In post-accident analysis, investigators concluded that saving any of the passengers at all constituted a miracle. The crew somehow managed to keep just enough tenuous control of the aircraft to make a barely controlled landing, thus saving two thirds of the lives in their hands. Later, investigators programmed the situation into a flight simulator. Every simulation ended with a completely uncontrolled crash and total destruction of the aircraft.

 United Airlines Flight 232, Sioux City, Iowa, July 19, 1989

* * * *  *

Nuclear engineers in Japan today, at this very second, face a situation much like the one confronting United Flight 232. Multiple reactors crippled by an emergency deemed not worth preparing for. No way to manage the enormous and constantly escalating complexity of the resulting crisis. No way to supply enough ingenuity quickly enough to avoid some kind of catastrophe.

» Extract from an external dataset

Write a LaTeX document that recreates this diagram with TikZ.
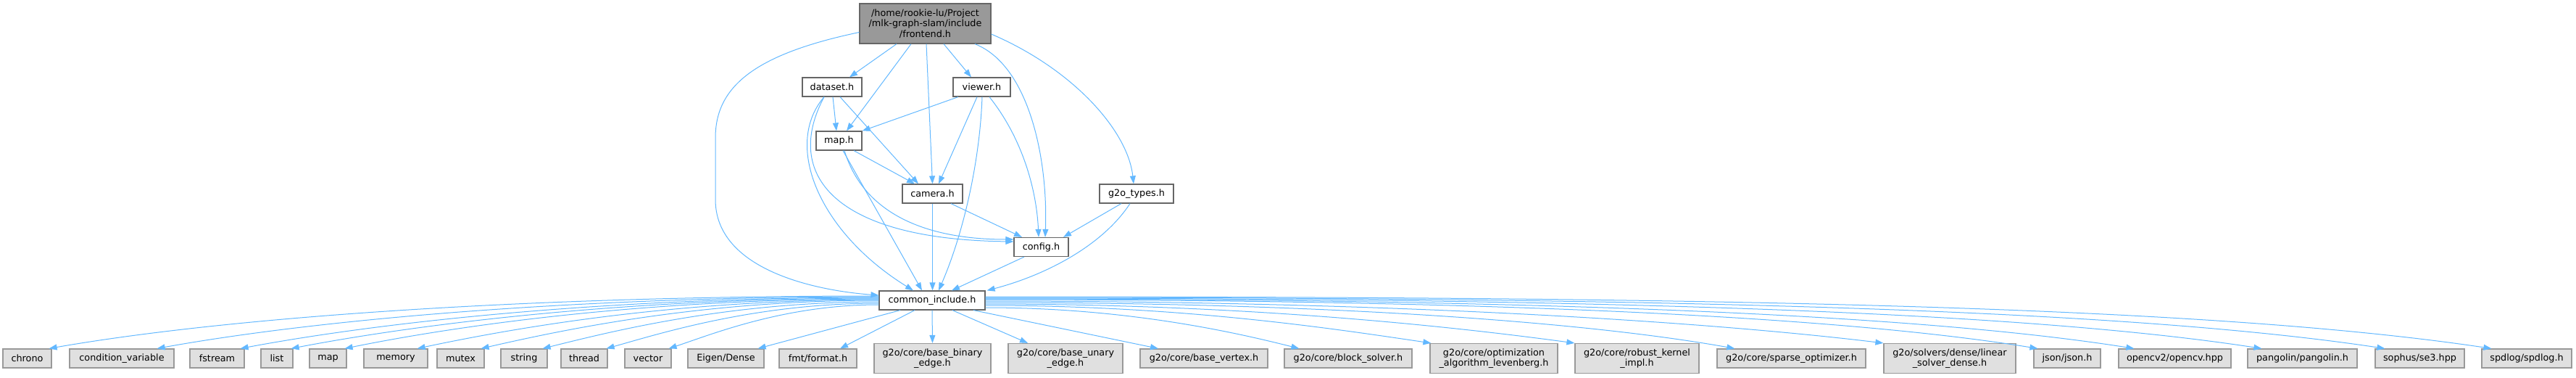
\documentclass[tikz,border=0pt]{standalone}
\usepackage{fontspec}
\setmainfont{DejaVu Sans}
\usetikzlibrary{arrows.meta}
\definecolor{EdgeBlue}{HTML}{63B8FF}
\definecolor{RootGrey}{HTML}{999999}
\definecolor{BoxLine}{HTML}{666666}
\definecolor{SysFill}{HTML}{E0E0E0}
\definecolor{SysLine}{HTML}{999999}
\tikzset{
  filebox/.style={draw=BoxLine,fill=white,line width=1.2pt,
    minimum height=26pt,inner sep=1pt,align=center},
  rootbox/.style={filebox,fill=RootGrey,minimum height=55pt},
  sysbox/.style={draw=SysLine,fill=SysFill,line width=1.2pt,
    minimum height=26pt,inner sep=1pt,align=center},
  twoline/.style={minimum height=41pt},
  dep/.style={-{Triangle[length=11pt,width=8pt]},EdgeBlue,line width=1pt}
}

\begin{document}
\begin{tikzpicture}[x=1pt,y=1pt,every node/.append style={font=\fontsize{12.8}{14.5}\selectfont}]
          \useasboundingbox (0,0) rectangle (3554,520);
          % project headers
          \node[rootbox,minimum width=181pt] (frontend) at (1276.5,487.5) {/home/rookie-lu/Project\\/mlk-graph-slam/include\\/frontend.h};
          \node[filebox,minimum width=82pt] (dataset) at (1148,400) {dataset.h};
          \node[filebox,minimum width=79pt] (viewer) at (1354.5,400) {viewer.h};
          \node[filebox,minimum width=63pt] (map) at (1157.5,326) {map.h};
          \node[filebox,minimum width=83pt] (camera) at (1286.5,253) {camera.h};
          \node[filebox,minimum width=102pt] (g2otypes) at (1568,253) {g2o\_types.h};
          \node[filebox,minimum width=75pt] (config) at (1436.5,179.5) {config.h};
          \node[filebox,minimum width=146pt] (common) at (1286,106) {common\_include.h};
          % system and third party headers
          \node[sysbox,minimum width=67pt] (chrono) at (37.5,26) {chrono};
          \node[sysbox,minimum width=144pt] (condvar) at (168,26) {condition\_variable};
          \node[sysbox,minimum width=75pt] (fstream) at (299.5,26) {fstream};
          \node[sysbox,minimum width=44pt] (liststd) at (382,26) {list};
          \node[sysbox,minimum width=51pt] (mapstd) at (452.5,26) {map};
          \node[sysbox,minimum width=88pt] (memory) at (546,26) {memory};
          \node[sysbox,minimum width=65pt] (mutex) at (635.5,26) {mutex};
          \node[sysbox,minimum width=64pt] (stringstd) at (723,26) {string};
          \node[sysbox,minimum width=64pt] (thread) at (806,26) {thread};
          \node[sysbox,minimum width=64pt] (vector) at (894,26) {vector};
          \node[sysbox,minimum width=105pt] (eigen) at (1001.5,26) {Eigen/Dense};
          \node[sysbox,minimum width=107pt] (fmt) at (1128.5,26) {fmt/format.h};
          \node[sysbox,twoline,minimum width=161pt] (binaryedge) at (1286.5,26) {g2o/core/base\_binary\\\_edge.h};
          \node[sysbox,twoline,minimum width=158pt] (unaryedge) at (1470,26) {g2o/core/base\_unary\\\_edge.h};
          \node[sysbox,minimum width=176pt] (basevertex) at (1661,26) {g2o/core/base\_vertex.h};
          \node[sysbox,minimum width=176pt] (blocksolver) at (1860,26) {g2o/core/block\_solver.h};
          \node[sysbox,twoline,minimum width=176pt] (levenberg) at (2061,26) {g2o/core/optimization\\\_algorithm\_levenberg.h};
          \node[sysbox,twoline,minimum width=171pt] (robustkernel) at (2258.5,26) {g2o/core/robust\_kernel\\\_impl.h};
          \node[sysbox,minimum width=205pt] (sparseopt) at (2471.5,26) {g2o/core/sparse\_optimizer.h};
          \node[sysbox,twoline,minimum width=182pt] (linearsolver) at (2690,26) {g2o/solvers/dense/linear\\\_solver\_dense.h};
          \node[sysbox,minimum width=92pt] (json) at (2852,26) {json/json.h};
          \node[sysbox,minimum width=155pt] (opencv) at (3000.5,26) {opencv2/opencv.hpp};
          \node[sysbox,minimum width=151pt] (pangolin) at (3176.5,26) {pangolin/pangolin.h};
          \node[sysbox,minimum width=123pt] (sophus) at (3338.5,26) {sophus/se3.hpp};
          \node[sysbox,minimum width=124pt] (spdlog) at (3486,26) {spdlog/spdlog.h};
          % frontend.h includes
          \draw[dep] ([yshift=-12]frontend.west) .. controls (1040,445) and (987,400) .. (987,330)
            -- (987,245) .. controls (987,150) and (1120,120) .. ([yshift=7]common.west);
          \draw[dep] ([xshift=-39.5]frontend.south) -- ([xshift=24]dataset.north);
          \draw[dep] ([xshift=-19.5]frontend.south) -- ([xshift=10.5]map.north);
          \draw[dep] ([xshift=1.5]frontend.south) -- (camera.north);
          \draw[dep] ([xshift=25.5]frontend.south) -- ([xshift=-14.5]viewer.north);
          \draw[dep] ([xshift=68.5]frontend.south) .. controls (1420,430) and (1446,300) .. ([xshift=5.5]config.north);
          \draw[dep] ([yshift=-14.5]frontend.east) .. controls (1480,425) and (1556,340) .. ([xshift=-4]g2otypes.north);
          % dataset.h and map.h
          \draw[dep] ([xshift=1]dataset.south) -- ([xshift=-3.5]map.north);
          \draw[dep] ([xshift=11]dataset.south) -- ([xshift=-19.5]camera.north);
          \draw[dep] ([xshift=-11]dataset.south) .. controls (1080,320) and (1130,200) .. ([xshift=-26]common.north);
          \draw[dep] ([xshift=-11]dataset.south) .. controls (1080,280) and (1150,190) .. ([yshift=7.5]config.west);
          \draw[dep] ([xshift=20.5]map.south) -- ([xshift=-24.5]camera.north);
          \draw[dep] ([xshift=5.5]map.south) -- ([xshift=-14]common.north);
          \draw[dep] ([xshift=7.5]map.south) .. controls (1190,230) and (1270,190) .. ([yshift=10.5]config.west);
          % viewer.h
          \draw[dep] ([xshift=-32.5]viewer.south) -- (map.north east);
          \draw[dep] ([xshift=-6.5]viewer.south) -- ([xshift=8.5]camera.north);
          \draw[dep] ([xshift=0.5]viewer.south) .. controls (1352,300) and (1330,200) .. ([xshift=9]common.north);
          \draw[dep] ([xshift=10.5]viewer.south) .. controls (1410,330) and (1430,260) .. ([xshift=-3.5]config.north);
          % camera.h, g2o_types.h and config.h
          \draw[dep] ([xshift=25.5]camera.south) -- ([xshift=-26.5]config.north);
          \draw[dep] (camera.south) -- ([xshift=0.5]common.north);
          \draw[dep] ([xshift=-21]g2otypes.south) -- ([xshift=30.5]config.north);
          \draw[dep] ([xshift=-9]g2otypes.south) .. controls (1520,180) and (1440,140) .. ([xshift=2]common.north east);
          \draw[dep] ([xshift=-23.5]config.south) -- ([xshift=27]common.north);
          % common_include.h, left side
          \draw[dep] ([yshift=6]common.west) .. controls +(-516,0) and +(229,40) .. ([xshift=-4]chrono.north east);
          \draw[dep] ([yshift=5]common.west) .. controls +(-449,0) and +(199,36) .. ([xshift=-24]condvar.north east);
          \draw[dep] ([yshift=4]common.west) .. controls +(-397,0) and +(176,33) .. ([xshift=-6]fstream.north east);
          \draw[dep] ([yshift=3]common.west) .. controls +(-365,0) and +(162,31) .. ([xshift=-3]liststd.north east);
          \draw[dep] ([yshift=2]common.west) .. controls +(-332,0) and +(148,30) .. ([xshift=-3]mapstd.north east);
          \draw[dep] ([yshift=1]common.west) .. controls +(-287,0) and +(128,27) .. ([xshift=-15]memory.north east);
          \draw[dep] (common.west) .. controls +(-248,0) and +(110,25) .. ([xshift=-5]mutex.north east);
          \draw[dep] ([yshift=-2]common.west) .. controls +(-209,0) and +(93,23) .. ([xshift=-7]stringstd.north east);
          \draw[dep] ([yshift=-4]common.west) .. controls +(-170,0) and +(75,21) .. ([xshift=-2]thread.north east);
          \draw[dep] ([yshift=-6]common.west) .. controls +(-131,0) and +(58,19) .. ([xshift=-4]vector.north east);
          \draw[dep] ([xshift=-44]common.south) -- ([xshift=-9]eigen.north east);
          \draw[dep] ([xshift=-24]common.south) -- ([xshift=30.5]fmt.north);
          % common_include.h, right side
          \draw[dep] (common.south) -- (binaryedge.north);
          \draw[dep] ([xshift=28]common.south) -- ([xshift=-52]unaryedge.north);
          \draw[dep] ([xshift=57]common.south) -- ([xshift=-63]basevertex.north);
          \draw[dep] ([yshift=-10]common.east) .. controls +(195,0) and +(-87,22) .. ([xshift=21]blocksolver.north west);
          \draw[dep] ([yshift=-7]common.east) .. controls +(277,0) and +(-123,18) .. ([xshift=2]levenberg.north west);
          \draw[dep] ([yshift=-5]common.east) .. controls +(366,0) and +(-163,22) .. (robustkernel.north west);
          \draw[dep] ([yshift=-3]common.east) .. controls +(466,0) and +(-207,37) .. ([xshift=25]sparseopt.north west);
          \draw[dep] ([yshift=-1]common.east) .. controls +(558,0) and +(-248,30) .. (linearsolver.north west);
          \draw[dep] ([yshift=1]common.east) .. controls +(654,0) and +(-291,47) .. ([xshift=6]json.north west);
          \draw[dep] ([yshift=2]common.east) .. controls +(714,0) and +(-317,50) .. ([xshift=22]opencv.north west);
          \draw[dep] ([yshift=3]common.east) .. controls +(793,0) and +(-352,54) .. ([xshift=20]pangolin.north west);
          \draw[dep] ([yshift=4]common.east) .. controls +(869,0) and +(-386,58) .. ([xshift=14]sophus.north west);
          \draw[dep] ([yshift=5]common.east) .. controls +(936,0) and +(-416,62) .. ([xshift=14]spdlog.north west);
        \end{tikzpicture}
\end{document}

Much the same is true for the policy-makers currently in control of human societies. They operate a super-complex technological infrastructure encircling this planet, relentlessly destroying the climate, ecosystems, and resources that sustain the infrastructure itself. The only possible solution is to immediately begin rapid, gargantuan reductions in the resource consumption and infrastructure use of our entire species. Psychological and social realities make any such solution impossible. We don't have enough ingenuity to make a difference.

Meaning that we are in the process of crash landing. The only hope is that something will survive in the aftermath.